What is expected: Retype, exactly as they stand, the lines from the start of the data to the line that contains "Chart.register(...registerables);", both ends included. Leave the pictures out.

□ □ □

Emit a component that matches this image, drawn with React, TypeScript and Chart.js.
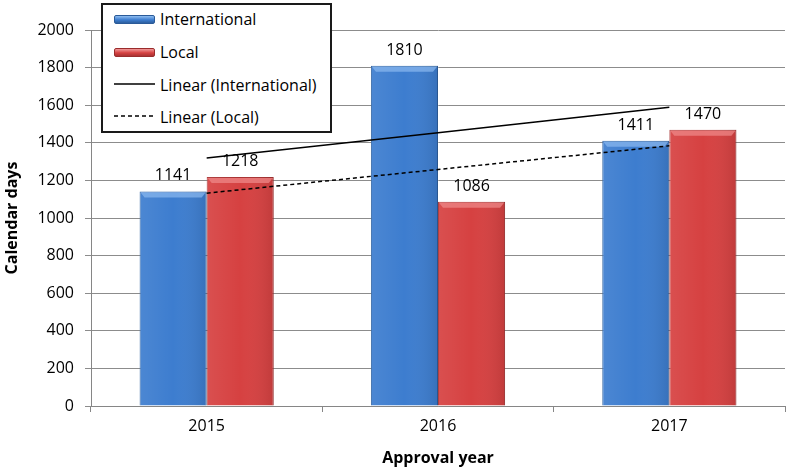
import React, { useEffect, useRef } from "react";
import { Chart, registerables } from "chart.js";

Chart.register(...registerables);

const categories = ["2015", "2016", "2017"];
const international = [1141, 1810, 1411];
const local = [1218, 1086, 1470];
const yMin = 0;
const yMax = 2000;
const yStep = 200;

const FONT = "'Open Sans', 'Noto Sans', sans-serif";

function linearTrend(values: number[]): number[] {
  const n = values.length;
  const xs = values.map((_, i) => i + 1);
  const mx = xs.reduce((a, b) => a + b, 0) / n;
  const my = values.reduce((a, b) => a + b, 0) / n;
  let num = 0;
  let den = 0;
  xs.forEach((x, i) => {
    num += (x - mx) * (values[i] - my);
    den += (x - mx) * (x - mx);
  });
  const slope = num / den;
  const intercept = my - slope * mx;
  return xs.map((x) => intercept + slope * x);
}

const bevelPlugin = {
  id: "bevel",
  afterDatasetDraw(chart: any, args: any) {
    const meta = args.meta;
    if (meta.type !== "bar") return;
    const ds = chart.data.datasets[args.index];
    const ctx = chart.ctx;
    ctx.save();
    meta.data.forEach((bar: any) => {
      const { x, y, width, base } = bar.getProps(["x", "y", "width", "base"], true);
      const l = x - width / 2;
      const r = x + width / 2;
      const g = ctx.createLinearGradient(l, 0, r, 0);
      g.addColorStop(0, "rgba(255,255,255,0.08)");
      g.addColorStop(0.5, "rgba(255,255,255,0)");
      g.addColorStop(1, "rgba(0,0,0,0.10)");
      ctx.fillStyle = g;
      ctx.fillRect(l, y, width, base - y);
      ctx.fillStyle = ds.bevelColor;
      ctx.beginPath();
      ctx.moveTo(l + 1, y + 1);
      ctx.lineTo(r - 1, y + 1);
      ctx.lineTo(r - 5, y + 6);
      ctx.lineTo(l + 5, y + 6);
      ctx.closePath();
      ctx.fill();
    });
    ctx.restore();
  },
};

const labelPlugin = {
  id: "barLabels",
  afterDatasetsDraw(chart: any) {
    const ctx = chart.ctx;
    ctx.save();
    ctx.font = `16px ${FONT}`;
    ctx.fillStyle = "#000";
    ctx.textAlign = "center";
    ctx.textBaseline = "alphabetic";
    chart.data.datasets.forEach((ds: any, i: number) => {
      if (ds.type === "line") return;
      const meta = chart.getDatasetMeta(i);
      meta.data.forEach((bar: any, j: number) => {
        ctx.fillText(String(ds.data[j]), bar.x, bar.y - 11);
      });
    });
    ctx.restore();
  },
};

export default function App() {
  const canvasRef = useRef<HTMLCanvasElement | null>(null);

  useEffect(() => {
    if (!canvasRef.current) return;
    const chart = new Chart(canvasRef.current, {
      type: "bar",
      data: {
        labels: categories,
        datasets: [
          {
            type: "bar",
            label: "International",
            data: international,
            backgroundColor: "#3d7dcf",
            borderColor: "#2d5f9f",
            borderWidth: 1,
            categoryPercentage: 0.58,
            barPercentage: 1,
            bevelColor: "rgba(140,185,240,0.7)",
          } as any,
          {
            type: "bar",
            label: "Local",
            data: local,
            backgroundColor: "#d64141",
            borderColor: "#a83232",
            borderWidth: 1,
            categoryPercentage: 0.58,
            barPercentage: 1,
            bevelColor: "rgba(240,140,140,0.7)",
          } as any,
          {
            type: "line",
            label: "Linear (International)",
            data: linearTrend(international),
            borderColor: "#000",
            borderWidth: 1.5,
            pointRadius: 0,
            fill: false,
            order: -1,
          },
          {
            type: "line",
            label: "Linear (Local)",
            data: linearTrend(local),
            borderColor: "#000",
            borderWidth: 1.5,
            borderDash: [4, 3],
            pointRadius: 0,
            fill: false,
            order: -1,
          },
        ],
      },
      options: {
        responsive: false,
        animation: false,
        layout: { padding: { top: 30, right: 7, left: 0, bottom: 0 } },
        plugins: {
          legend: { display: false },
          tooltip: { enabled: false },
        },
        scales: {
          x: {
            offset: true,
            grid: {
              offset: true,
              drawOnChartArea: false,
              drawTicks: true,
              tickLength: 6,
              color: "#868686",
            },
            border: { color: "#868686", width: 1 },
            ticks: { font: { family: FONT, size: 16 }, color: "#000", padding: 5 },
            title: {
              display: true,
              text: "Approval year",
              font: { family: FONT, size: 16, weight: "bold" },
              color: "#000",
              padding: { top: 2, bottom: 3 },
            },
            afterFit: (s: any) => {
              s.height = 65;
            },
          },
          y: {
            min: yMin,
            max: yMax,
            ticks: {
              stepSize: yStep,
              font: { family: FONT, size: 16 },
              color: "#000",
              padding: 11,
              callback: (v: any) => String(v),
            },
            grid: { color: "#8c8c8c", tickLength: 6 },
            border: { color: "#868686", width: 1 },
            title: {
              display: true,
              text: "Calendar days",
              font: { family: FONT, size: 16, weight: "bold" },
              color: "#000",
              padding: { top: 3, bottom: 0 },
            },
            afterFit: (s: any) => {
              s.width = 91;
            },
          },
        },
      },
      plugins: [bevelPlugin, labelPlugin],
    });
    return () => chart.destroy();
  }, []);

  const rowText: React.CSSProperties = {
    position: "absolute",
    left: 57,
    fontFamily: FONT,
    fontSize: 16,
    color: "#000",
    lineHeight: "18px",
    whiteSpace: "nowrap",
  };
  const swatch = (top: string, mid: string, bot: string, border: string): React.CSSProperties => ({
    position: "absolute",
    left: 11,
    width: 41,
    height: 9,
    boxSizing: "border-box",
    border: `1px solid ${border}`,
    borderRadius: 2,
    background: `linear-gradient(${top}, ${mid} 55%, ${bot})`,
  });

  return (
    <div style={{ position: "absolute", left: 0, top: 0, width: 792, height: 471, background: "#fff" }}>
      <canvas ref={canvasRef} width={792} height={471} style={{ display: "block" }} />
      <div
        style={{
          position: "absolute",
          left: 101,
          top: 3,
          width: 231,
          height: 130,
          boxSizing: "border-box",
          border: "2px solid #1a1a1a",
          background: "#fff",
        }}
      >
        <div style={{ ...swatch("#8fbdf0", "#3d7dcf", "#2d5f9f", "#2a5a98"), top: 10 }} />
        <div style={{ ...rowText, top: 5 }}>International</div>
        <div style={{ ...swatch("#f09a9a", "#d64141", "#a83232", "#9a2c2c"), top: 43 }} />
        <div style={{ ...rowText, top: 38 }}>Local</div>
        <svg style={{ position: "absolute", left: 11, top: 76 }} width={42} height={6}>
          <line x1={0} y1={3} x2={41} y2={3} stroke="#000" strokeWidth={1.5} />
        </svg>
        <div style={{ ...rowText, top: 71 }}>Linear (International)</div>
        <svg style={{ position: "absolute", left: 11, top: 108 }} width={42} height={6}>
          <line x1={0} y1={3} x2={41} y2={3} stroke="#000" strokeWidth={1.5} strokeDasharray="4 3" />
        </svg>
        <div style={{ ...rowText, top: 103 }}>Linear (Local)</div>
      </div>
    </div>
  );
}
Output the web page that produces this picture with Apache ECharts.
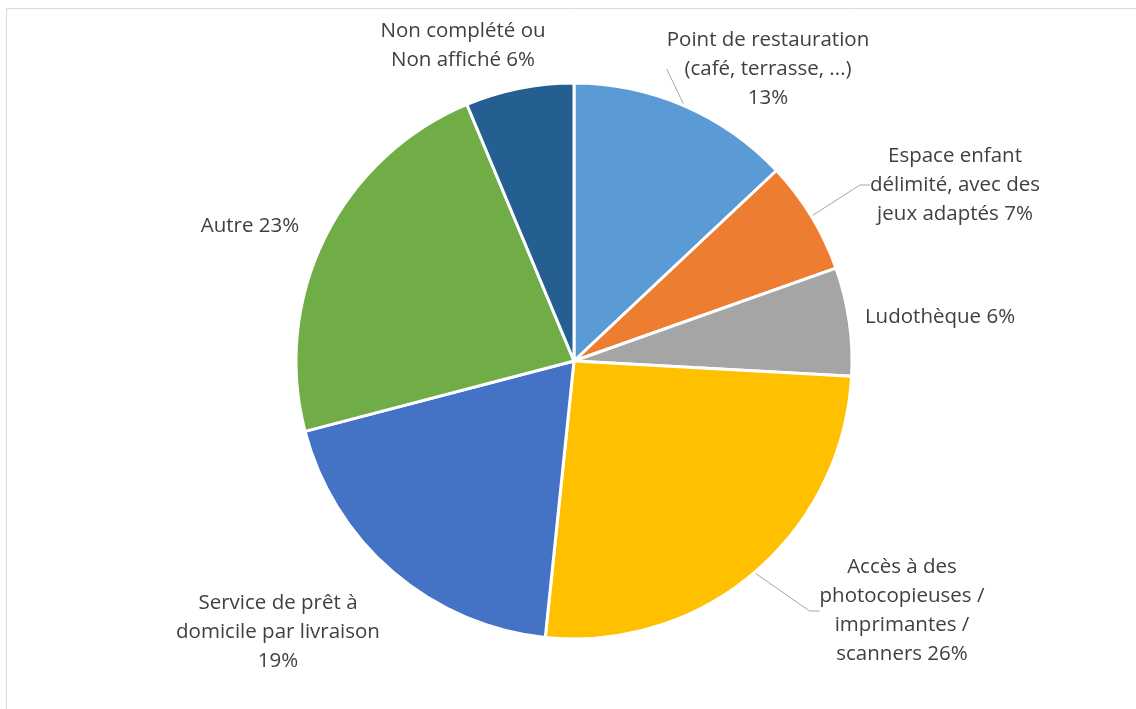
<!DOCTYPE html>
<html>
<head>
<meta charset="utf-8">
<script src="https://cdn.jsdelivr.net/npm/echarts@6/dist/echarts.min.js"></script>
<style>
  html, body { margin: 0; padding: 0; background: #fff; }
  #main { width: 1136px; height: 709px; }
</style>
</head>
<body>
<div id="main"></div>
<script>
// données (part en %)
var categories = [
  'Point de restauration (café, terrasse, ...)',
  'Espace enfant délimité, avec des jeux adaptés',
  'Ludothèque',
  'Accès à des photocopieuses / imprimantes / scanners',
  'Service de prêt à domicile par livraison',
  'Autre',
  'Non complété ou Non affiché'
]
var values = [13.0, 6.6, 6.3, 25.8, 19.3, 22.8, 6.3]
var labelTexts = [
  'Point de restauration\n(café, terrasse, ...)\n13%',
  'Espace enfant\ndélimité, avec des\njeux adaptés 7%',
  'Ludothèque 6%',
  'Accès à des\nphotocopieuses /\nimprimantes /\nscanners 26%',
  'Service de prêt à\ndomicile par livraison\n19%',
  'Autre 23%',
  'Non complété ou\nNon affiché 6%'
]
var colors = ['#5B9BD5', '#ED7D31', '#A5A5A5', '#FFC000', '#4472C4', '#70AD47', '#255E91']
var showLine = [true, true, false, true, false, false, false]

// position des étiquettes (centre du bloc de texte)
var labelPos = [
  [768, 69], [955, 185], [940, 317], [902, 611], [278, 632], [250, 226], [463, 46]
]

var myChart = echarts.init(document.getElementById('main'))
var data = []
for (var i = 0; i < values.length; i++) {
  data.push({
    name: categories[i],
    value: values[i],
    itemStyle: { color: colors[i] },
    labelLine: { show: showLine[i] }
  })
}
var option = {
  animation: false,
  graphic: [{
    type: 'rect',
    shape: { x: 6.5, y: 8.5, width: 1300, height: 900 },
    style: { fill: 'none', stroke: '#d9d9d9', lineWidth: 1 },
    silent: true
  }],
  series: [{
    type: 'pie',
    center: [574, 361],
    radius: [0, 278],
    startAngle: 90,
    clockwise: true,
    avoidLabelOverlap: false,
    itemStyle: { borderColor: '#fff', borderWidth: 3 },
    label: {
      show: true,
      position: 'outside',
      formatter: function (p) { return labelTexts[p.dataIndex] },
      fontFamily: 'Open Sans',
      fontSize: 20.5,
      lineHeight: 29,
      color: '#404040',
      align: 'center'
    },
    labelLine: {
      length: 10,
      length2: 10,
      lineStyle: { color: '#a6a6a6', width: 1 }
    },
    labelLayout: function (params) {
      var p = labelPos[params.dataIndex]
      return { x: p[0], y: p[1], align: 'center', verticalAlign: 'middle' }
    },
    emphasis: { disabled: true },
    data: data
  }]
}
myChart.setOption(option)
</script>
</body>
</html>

□ □ □

Completed task:
Emit a component that matches this image, drawn with React, TypeScript and Chart.js.
import React, { useEffect, useRef } from "react";
import { Chart, registerables } from "chart.js";

Chart.register(...registerables);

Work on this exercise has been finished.